Looking further ahead, there are also some other exciting ideas that could bring about truly innovative changes to the quality assurance process. The first one is the idea of automated corrections. Much in the same way that a text can be pre-translated in a CAT tool when a translation memory or a machine translation system is available, in a QA tool that has been preconfigured with granular settings it would be possible to “precorrect” certain errors in the translation before a human reviewer even starts working on the text. With a deeper integration scenario in a CAT tool, an error could be corrected in a live QA environment the moment a translator makes that error.

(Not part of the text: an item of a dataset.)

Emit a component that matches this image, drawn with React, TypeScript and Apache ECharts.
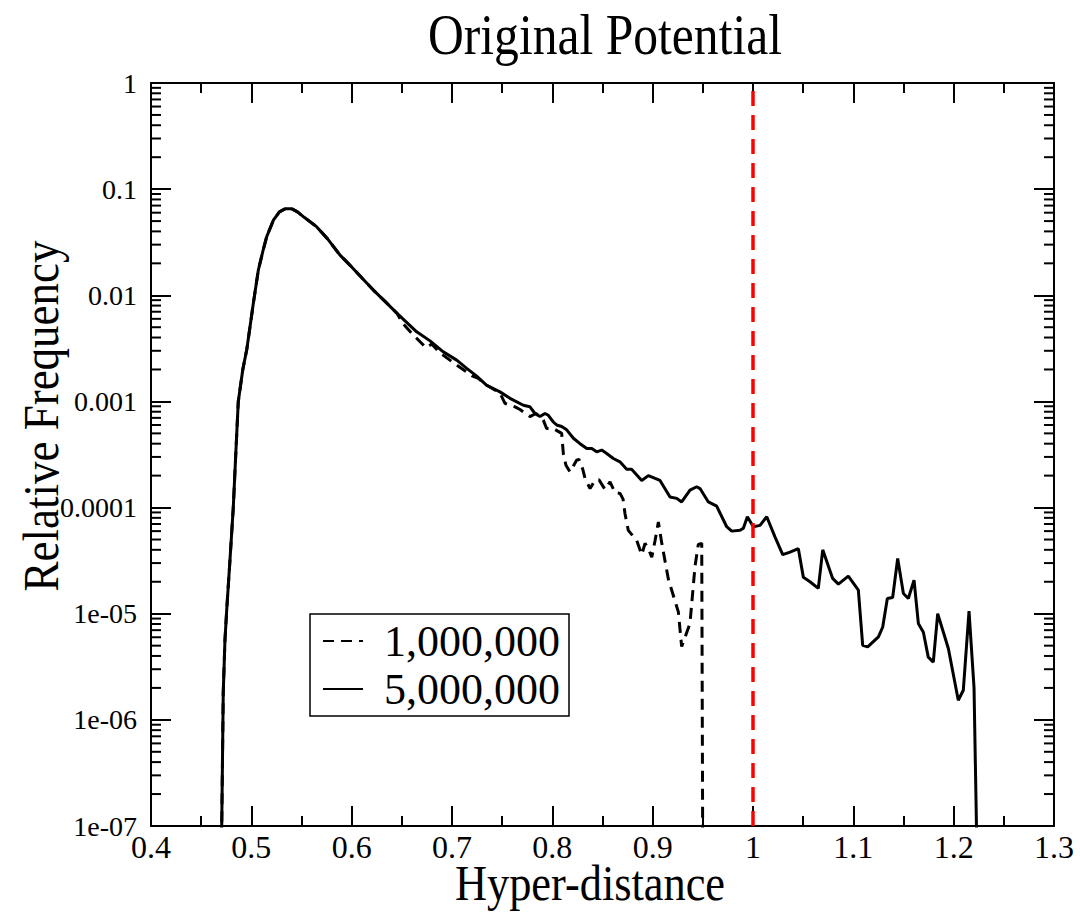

This kind of advanced automation in LQA could be taken even a step further, if we consider the principles of machine learning. Access to big data in the form of bilingual corpora that has been checked and confirmed by human reviewers makes the potential of this approach even more likely. Imagine a QA tool that collects all the corrections a reviewer has made and all the false positives the reviewer has ignored and then it processes all that information and learns from it. Every new text processed and the machine learning algorithms make the tool more accurate in what it should and should not consider to be an error. The possibilities are endless.

Despite the various shortcomings of current practices in LQA, the potential is there to streamline and improve on processes and workflows alike, so much so that quality assurance will not be seen as a “burden” anymore, but rather as an inextricable component of localization, both in theory and in practice. It is up to us to embrace the change and move forward.